[Plotting code records]
>> START

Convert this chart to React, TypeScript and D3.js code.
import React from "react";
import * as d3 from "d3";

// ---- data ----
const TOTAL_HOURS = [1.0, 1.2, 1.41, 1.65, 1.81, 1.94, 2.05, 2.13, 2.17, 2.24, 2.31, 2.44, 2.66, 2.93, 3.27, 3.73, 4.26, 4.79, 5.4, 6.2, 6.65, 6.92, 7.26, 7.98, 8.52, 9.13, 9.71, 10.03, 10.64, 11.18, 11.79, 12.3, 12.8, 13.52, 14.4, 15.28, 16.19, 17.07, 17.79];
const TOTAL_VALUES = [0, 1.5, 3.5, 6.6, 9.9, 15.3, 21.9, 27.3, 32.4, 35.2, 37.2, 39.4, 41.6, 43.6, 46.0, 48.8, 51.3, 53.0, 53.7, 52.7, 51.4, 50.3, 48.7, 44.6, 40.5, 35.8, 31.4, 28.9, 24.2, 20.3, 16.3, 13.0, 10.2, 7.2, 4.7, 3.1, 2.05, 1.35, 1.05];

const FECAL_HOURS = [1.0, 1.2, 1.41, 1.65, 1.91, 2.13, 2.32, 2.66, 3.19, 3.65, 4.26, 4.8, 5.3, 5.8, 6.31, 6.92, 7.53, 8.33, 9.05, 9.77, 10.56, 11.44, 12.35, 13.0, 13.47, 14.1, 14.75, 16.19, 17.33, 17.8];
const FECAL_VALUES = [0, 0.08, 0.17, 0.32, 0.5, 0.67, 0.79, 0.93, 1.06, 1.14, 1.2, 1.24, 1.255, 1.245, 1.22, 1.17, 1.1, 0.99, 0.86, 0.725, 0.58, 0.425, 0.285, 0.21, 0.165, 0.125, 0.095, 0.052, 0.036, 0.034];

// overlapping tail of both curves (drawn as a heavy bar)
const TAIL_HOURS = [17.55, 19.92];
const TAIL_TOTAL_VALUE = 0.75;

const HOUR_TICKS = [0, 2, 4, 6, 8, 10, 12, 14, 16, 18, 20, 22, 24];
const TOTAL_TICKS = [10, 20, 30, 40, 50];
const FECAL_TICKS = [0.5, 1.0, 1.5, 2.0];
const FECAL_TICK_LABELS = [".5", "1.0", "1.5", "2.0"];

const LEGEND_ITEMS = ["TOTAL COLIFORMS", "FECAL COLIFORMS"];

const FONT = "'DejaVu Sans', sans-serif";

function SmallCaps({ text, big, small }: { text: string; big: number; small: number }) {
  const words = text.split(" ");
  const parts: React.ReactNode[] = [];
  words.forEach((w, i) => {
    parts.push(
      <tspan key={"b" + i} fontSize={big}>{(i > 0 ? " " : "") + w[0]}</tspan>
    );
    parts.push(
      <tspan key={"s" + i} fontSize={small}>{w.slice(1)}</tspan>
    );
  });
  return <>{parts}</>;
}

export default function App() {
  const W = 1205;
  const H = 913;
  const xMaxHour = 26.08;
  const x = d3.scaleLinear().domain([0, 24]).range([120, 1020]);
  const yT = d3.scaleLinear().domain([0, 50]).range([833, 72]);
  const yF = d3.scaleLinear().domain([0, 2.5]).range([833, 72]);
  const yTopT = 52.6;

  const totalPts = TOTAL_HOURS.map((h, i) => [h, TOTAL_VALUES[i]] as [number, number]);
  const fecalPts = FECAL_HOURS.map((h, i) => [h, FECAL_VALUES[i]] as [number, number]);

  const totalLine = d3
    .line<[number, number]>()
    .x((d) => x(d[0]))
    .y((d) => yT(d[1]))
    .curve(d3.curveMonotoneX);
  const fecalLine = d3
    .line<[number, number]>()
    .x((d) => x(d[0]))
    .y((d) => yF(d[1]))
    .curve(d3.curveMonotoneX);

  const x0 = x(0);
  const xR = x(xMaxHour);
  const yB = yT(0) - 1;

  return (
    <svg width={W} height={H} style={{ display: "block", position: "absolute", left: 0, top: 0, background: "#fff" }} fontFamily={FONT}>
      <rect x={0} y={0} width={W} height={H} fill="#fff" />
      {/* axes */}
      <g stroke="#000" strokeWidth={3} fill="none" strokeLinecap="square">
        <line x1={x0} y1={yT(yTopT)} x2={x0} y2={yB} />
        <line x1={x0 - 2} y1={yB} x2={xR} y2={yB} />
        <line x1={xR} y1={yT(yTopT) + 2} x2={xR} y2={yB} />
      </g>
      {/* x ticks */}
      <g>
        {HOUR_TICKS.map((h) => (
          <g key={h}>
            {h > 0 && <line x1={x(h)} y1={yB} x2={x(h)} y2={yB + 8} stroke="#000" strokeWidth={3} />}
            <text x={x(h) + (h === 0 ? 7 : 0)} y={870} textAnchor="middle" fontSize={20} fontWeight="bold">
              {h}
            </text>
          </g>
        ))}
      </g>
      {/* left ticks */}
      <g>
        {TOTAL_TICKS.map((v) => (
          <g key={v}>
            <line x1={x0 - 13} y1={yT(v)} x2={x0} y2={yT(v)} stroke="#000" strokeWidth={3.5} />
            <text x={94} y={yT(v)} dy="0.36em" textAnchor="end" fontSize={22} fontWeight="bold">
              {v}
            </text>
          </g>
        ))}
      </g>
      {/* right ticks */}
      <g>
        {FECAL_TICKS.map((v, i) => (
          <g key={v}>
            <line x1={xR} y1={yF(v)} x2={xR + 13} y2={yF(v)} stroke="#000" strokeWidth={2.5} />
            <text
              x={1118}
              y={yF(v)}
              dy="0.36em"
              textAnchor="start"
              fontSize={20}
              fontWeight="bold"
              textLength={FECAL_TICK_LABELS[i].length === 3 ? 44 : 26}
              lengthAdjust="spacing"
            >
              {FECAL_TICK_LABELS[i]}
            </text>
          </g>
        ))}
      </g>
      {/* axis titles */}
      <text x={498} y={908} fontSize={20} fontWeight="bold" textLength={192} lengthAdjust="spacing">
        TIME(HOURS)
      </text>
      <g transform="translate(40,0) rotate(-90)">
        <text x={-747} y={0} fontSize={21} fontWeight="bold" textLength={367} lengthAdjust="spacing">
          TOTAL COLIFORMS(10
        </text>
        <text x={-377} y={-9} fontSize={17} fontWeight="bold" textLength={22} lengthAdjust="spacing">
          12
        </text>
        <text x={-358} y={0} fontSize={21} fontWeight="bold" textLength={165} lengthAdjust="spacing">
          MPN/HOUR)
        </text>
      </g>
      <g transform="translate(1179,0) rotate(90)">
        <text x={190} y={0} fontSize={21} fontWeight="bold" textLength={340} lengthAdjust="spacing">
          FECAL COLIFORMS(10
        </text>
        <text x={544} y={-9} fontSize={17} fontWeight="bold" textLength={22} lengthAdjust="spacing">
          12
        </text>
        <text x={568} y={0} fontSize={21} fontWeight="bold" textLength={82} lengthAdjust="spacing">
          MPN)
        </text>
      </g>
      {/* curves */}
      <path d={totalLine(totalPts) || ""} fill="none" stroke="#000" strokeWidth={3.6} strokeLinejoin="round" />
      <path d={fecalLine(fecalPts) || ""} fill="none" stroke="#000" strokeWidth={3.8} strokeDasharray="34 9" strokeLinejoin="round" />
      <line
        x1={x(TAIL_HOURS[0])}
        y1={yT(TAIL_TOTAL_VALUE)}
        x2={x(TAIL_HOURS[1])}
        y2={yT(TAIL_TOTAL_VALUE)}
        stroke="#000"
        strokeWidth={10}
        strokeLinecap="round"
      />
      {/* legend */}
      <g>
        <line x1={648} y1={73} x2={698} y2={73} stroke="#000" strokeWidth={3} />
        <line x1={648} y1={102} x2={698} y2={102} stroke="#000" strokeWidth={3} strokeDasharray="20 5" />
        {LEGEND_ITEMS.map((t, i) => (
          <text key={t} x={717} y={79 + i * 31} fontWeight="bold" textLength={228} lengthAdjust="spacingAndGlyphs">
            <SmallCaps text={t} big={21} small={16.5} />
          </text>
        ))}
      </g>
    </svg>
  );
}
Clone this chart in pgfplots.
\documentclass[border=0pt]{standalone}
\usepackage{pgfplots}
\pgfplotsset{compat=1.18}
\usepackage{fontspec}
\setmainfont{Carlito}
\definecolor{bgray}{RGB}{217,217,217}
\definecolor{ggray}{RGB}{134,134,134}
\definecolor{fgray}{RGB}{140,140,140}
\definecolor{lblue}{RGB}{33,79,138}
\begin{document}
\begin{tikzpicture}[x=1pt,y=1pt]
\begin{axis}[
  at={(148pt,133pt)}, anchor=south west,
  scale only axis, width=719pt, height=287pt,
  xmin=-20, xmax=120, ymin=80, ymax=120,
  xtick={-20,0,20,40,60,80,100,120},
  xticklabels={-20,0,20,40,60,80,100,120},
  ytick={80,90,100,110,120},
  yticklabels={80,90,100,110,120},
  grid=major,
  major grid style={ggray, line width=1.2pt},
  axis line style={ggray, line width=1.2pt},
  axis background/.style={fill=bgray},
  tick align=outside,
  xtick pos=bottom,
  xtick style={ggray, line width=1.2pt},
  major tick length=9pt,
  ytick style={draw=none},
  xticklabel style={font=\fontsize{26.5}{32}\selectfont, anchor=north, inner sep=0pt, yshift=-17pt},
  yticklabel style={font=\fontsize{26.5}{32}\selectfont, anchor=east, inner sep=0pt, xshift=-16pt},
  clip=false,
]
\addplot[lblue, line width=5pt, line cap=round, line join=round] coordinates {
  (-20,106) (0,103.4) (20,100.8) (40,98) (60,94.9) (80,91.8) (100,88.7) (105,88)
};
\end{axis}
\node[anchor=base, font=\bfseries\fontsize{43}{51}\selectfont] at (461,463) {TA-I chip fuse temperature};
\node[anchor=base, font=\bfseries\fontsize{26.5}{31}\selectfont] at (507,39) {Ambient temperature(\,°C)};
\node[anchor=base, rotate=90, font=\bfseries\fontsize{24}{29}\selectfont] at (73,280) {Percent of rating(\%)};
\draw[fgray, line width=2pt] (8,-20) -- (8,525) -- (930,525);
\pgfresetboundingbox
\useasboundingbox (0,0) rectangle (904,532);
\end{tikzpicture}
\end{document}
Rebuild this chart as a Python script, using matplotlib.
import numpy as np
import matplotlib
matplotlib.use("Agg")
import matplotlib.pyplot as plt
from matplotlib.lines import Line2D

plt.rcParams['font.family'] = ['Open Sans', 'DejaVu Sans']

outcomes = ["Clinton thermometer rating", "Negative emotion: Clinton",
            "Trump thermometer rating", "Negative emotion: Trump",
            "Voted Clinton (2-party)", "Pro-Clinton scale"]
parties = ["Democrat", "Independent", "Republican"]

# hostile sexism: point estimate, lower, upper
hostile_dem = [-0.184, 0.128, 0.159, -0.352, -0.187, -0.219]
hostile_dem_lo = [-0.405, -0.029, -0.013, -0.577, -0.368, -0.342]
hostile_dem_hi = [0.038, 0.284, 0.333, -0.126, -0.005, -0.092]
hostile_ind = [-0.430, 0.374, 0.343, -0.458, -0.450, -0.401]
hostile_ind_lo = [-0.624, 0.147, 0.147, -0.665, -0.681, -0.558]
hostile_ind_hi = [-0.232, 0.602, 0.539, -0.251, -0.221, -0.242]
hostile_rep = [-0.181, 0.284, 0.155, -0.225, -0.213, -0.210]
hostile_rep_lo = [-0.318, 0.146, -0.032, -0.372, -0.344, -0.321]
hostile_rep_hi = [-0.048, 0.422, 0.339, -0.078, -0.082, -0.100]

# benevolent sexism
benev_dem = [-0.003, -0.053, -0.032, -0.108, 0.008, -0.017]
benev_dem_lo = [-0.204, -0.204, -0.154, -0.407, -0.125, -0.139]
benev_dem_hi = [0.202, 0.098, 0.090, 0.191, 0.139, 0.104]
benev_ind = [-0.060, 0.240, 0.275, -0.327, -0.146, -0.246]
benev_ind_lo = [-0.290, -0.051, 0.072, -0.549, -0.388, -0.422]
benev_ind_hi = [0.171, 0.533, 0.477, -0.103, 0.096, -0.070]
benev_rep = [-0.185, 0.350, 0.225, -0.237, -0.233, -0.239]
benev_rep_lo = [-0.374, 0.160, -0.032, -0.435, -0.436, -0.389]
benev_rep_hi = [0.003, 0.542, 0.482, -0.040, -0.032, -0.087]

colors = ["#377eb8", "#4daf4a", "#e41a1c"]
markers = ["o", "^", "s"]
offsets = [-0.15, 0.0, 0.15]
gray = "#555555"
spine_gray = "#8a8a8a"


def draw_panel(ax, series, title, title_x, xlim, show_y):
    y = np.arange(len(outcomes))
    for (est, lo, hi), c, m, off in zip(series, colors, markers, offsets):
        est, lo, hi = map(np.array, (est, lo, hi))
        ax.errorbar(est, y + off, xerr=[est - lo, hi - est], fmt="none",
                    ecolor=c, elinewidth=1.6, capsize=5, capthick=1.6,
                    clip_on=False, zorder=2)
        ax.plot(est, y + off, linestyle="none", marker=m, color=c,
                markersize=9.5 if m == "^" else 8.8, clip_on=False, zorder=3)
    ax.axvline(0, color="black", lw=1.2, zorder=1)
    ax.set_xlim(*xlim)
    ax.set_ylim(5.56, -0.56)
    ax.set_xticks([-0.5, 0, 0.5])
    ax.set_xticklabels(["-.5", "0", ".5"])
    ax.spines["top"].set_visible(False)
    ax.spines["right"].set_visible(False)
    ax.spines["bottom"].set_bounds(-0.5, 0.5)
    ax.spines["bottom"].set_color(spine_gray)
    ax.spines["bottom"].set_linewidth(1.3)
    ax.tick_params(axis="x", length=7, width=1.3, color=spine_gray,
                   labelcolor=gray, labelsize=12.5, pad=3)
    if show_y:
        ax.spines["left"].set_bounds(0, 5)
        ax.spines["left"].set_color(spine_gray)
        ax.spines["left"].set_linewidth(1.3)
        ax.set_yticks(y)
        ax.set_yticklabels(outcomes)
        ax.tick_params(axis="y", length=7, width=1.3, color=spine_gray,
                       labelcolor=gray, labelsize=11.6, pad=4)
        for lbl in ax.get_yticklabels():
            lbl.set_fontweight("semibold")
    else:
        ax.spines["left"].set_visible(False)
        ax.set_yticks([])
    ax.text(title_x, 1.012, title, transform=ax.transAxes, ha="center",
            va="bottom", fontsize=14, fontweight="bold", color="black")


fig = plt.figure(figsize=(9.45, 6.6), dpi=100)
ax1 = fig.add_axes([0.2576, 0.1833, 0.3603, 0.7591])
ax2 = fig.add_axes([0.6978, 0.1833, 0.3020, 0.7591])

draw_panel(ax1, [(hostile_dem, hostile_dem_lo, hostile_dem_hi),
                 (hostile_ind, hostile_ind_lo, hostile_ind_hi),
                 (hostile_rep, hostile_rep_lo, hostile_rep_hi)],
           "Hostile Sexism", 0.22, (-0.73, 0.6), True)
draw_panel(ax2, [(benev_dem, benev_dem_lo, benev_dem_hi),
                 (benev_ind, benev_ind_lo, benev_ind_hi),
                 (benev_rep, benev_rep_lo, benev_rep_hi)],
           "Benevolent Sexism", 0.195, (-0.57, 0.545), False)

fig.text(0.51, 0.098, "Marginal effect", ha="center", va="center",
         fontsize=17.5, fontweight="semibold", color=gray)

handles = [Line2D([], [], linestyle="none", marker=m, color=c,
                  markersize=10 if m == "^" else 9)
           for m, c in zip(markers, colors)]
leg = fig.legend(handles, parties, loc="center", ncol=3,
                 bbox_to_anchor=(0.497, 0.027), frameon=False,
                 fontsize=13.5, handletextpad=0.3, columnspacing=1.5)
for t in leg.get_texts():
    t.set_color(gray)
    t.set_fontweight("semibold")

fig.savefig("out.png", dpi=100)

>> END

Check each line above for the word "chart", and copy the lines where it appears.

Convert this chart to React, TypeScript and D3.js code.
Clone this chart in pgfplots.
Rebuild this chart as a Python script, using matplotlib.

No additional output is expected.